▶ _The problem_:
Exactly the lines from the one with "Recreate this image" through the one with "import numpy as np" should be returned, both ends included and nothing else. Omit any pictures.

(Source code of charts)

——————————

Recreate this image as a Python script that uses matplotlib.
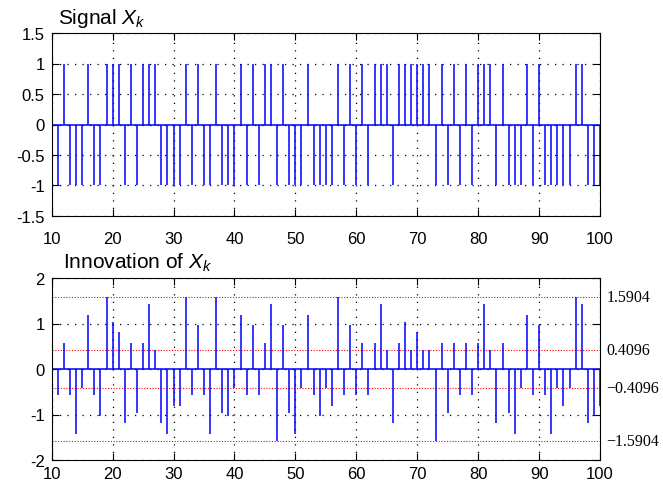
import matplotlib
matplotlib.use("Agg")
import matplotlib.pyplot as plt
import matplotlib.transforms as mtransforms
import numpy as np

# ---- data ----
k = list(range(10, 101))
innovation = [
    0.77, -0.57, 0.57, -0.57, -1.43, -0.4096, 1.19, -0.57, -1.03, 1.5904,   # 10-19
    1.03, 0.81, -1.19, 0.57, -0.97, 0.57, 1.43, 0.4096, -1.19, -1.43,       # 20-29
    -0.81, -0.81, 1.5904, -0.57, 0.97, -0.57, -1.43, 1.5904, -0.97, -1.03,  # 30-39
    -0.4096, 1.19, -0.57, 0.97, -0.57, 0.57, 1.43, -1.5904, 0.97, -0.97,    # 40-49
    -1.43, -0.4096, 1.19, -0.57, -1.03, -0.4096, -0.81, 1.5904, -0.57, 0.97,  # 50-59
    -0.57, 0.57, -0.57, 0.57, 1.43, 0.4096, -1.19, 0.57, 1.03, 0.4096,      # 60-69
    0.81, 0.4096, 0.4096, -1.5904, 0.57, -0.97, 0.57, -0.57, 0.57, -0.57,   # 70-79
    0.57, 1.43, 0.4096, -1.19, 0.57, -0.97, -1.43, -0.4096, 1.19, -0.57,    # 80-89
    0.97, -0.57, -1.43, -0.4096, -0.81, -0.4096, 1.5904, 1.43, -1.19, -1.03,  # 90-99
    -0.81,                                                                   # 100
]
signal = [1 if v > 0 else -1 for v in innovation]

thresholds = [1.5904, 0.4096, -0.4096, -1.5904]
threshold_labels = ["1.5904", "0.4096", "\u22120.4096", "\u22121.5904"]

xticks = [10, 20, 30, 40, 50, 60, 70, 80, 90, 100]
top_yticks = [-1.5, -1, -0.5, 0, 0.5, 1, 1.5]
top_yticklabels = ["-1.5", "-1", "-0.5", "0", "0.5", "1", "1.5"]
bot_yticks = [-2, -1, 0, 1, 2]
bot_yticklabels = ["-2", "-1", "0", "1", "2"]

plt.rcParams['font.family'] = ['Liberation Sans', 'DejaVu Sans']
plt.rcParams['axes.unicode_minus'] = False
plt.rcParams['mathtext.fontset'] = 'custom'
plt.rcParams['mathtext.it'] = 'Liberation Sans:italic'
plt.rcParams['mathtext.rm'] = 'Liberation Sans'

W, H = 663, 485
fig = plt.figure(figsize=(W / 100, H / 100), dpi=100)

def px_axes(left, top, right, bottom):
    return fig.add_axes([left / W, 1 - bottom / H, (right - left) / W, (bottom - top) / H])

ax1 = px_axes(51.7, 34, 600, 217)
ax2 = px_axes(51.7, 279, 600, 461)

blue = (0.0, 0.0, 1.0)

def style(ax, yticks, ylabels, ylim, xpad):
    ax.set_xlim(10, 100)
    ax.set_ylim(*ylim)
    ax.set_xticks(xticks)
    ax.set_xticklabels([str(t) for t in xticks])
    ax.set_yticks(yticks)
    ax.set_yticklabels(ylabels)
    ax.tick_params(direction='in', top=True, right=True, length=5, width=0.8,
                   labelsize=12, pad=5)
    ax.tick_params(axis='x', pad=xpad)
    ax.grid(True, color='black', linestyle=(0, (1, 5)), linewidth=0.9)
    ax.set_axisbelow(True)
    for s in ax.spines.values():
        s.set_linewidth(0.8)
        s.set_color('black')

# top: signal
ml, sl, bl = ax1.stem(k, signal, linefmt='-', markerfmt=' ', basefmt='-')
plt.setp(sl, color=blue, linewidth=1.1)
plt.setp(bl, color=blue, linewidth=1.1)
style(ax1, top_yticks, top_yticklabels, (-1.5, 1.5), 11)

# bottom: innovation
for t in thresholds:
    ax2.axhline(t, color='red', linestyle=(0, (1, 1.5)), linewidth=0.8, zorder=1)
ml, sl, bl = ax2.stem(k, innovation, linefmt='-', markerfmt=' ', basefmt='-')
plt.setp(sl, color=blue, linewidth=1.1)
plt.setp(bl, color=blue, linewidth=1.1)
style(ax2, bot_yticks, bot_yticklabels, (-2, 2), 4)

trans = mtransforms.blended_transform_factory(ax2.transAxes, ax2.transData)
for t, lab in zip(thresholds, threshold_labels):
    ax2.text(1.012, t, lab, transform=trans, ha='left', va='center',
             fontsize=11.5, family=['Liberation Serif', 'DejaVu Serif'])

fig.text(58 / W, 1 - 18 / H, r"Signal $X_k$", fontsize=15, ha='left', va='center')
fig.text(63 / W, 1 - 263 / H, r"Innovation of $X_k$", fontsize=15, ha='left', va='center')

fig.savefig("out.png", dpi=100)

——————————

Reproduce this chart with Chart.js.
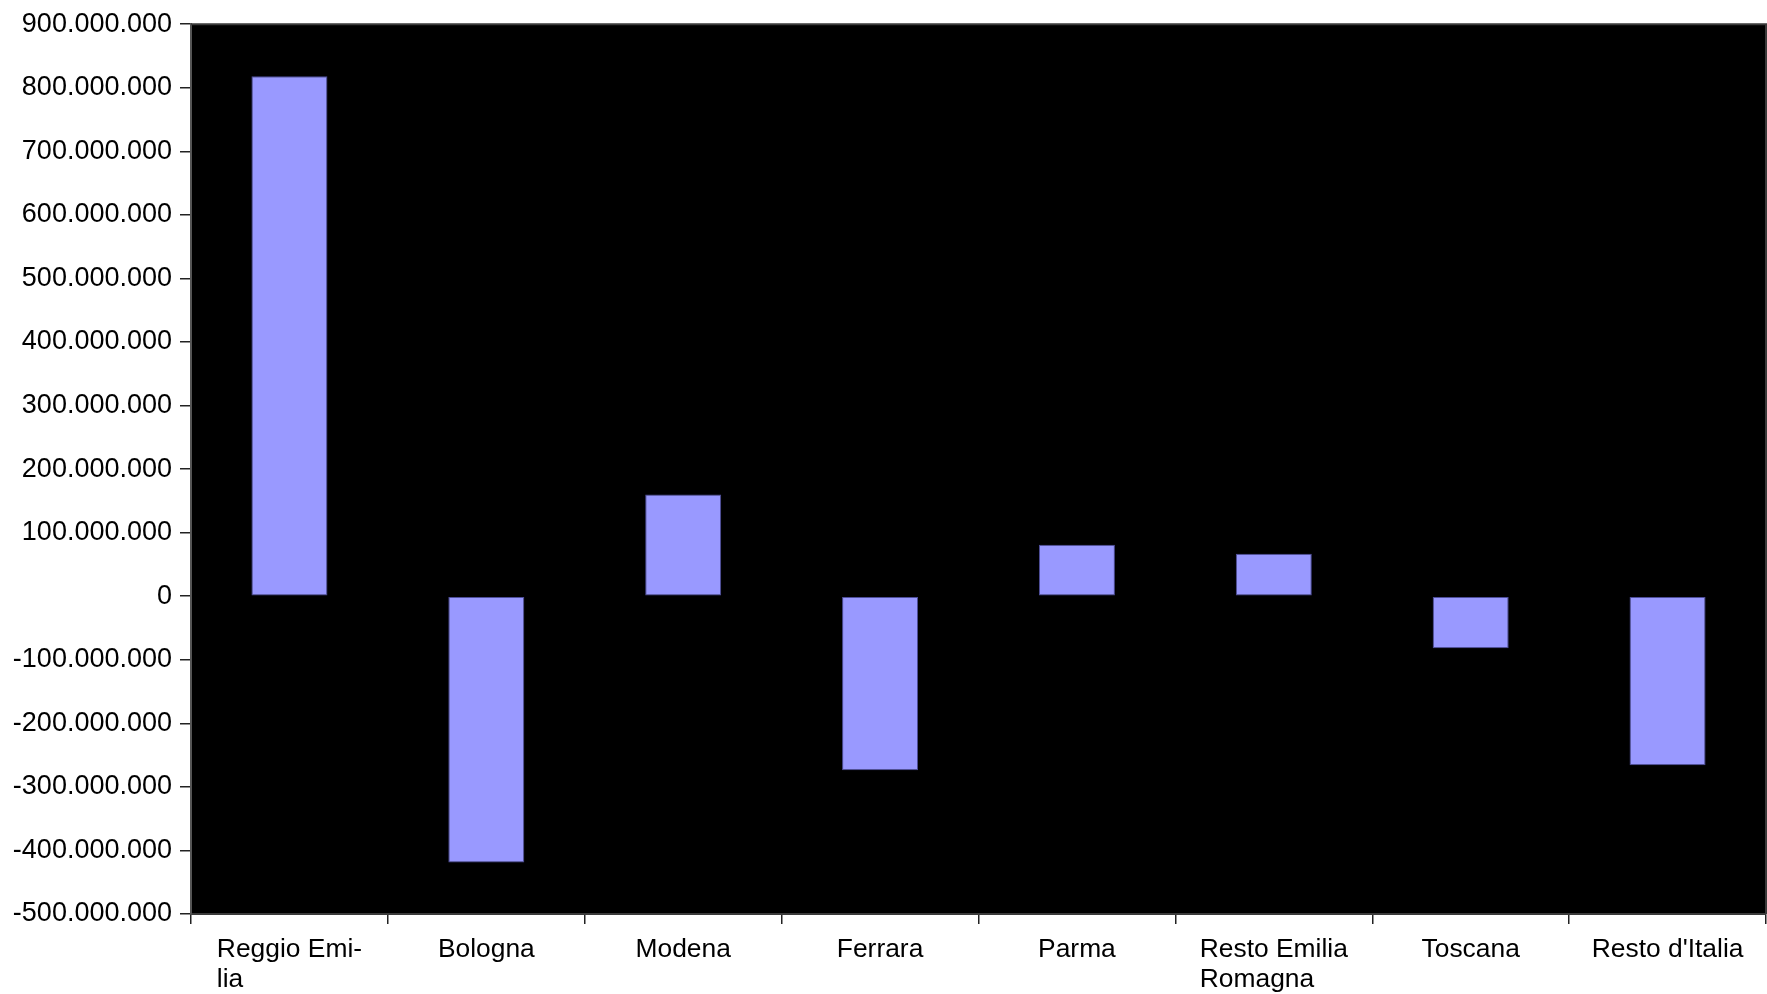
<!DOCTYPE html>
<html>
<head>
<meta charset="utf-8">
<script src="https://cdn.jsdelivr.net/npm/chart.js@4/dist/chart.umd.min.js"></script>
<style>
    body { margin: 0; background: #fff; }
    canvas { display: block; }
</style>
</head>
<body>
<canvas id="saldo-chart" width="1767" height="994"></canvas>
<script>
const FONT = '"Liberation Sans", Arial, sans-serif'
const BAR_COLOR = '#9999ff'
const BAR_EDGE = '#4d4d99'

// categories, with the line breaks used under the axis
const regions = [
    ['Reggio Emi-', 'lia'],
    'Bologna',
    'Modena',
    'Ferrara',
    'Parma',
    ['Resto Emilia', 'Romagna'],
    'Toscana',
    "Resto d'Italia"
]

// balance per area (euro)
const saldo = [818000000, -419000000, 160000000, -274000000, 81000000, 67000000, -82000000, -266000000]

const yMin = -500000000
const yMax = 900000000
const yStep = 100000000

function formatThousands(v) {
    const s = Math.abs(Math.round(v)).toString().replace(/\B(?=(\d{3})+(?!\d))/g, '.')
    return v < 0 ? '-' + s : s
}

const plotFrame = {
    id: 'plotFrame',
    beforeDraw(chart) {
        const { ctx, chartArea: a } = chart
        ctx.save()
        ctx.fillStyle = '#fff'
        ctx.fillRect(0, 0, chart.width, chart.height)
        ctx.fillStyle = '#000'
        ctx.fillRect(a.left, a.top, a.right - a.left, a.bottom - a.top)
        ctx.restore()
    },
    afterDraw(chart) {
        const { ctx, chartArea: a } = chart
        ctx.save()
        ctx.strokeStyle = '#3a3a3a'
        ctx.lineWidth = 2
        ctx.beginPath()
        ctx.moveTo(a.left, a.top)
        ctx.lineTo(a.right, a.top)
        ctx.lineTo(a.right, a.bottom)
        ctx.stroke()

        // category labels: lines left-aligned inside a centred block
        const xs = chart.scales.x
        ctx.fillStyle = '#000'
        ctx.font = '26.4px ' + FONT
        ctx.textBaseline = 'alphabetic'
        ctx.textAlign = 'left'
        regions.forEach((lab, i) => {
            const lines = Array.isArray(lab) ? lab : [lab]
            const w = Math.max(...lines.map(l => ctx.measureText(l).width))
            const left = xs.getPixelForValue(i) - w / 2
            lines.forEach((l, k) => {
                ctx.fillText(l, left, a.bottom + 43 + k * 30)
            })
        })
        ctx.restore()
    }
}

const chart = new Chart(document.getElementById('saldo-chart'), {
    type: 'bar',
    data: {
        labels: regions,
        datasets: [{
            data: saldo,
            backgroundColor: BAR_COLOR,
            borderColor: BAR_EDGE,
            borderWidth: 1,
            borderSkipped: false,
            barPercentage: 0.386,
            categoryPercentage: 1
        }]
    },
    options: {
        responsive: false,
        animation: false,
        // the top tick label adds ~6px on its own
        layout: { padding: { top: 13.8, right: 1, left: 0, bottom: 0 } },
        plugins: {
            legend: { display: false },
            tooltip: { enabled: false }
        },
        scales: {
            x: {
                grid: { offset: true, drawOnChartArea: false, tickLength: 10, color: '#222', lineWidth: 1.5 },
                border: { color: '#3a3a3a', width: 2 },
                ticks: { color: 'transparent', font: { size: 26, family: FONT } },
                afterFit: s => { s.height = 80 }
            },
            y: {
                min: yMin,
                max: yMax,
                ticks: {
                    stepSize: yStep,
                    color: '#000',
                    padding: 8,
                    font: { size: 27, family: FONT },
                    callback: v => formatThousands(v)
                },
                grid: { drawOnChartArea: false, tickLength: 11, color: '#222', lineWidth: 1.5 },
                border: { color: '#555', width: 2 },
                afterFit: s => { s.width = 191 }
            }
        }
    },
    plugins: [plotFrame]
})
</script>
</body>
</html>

——————————

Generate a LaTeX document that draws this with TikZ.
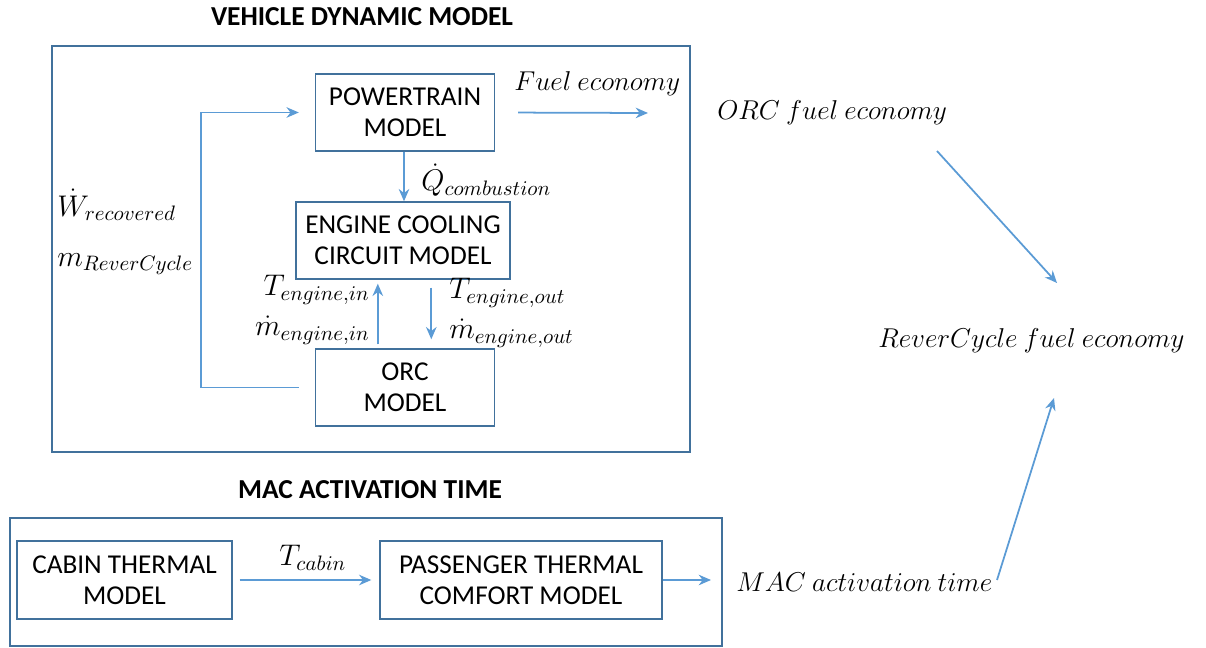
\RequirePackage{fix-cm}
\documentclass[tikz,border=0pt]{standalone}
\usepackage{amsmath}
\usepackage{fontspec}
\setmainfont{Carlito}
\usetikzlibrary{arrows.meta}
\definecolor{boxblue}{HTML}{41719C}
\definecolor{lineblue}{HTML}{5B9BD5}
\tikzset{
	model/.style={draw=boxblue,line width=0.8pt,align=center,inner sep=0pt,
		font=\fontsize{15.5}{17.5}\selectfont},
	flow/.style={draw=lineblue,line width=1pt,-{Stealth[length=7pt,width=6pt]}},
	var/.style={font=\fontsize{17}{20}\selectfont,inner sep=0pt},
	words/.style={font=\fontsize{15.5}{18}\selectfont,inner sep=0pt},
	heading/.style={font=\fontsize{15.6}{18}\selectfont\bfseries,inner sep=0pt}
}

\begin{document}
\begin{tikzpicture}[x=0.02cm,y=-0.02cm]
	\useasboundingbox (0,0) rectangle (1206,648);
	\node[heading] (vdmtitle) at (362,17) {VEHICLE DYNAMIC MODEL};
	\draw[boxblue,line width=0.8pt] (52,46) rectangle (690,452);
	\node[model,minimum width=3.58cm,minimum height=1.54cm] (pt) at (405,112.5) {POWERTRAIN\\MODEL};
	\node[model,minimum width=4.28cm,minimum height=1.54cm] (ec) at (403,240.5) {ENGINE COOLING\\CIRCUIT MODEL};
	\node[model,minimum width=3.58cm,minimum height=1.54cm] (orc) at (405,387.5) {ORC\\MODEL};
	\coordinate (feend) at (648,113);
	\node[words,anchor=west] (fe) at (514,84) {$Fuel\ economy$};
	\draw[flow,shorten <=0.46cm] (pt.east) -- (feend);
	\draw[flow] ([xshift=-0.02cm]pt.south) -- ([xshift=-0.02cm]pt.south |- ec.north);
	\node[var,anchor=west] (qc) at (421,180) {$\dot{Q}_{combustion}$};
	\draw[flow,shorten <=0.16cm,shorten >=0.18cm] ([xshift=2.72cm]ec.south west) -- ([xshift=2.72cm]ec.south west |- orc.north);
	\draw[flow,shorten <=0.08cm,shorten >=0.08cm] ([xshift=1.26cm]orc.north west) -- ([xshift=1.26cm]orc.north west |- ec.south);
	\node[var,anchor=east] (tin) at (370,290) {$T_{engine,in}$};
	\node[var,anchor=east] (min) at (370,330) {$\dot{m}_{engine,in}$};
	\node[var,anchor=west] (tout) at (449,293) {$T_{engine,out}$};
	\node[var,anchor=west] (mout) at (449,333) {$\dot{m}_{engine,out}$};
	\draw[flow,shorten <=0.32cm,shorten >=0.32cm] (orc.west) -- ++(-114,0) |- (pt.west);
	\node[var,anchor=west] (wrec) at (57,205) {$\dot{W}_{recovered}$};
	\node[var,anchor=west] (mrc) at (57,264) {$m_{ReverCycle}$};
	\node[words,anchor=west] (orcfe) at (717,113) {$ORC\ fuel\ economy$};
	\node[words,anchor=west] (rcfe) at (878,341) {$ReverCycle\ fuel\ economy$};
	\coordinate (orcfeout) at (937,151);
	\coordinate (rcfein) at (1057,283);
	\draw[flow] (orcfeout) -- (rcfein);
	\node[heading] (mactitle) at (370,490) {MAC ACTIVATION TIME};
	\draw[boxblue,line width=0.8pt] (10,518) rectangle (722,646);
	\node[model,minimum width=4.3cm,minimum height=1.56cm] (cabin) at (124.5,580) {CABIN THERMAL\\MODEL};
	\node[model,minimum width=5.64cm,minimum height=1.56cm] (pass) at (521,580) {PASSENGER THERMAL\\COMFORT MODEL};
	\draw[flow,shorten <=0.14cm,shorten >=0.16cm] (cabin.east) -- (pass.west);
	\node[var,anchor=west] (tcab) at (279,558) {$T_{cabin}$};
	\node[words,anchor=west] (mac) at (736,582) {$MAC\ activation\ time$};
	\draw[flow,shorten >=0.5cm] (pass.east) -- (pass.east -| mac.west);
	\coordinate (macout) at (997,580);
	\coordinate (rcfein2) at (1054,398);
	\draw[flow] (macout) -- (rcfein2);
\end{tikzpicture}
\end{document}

——————————

▶ _Task response_:
Recreate this image as a Python script that uses matplotlib.
import matplotlib
matplotlib.use("Agg")
import matplotlib.pyplot as plt
import matplotlib.transforms as mtransforms
import numpy as np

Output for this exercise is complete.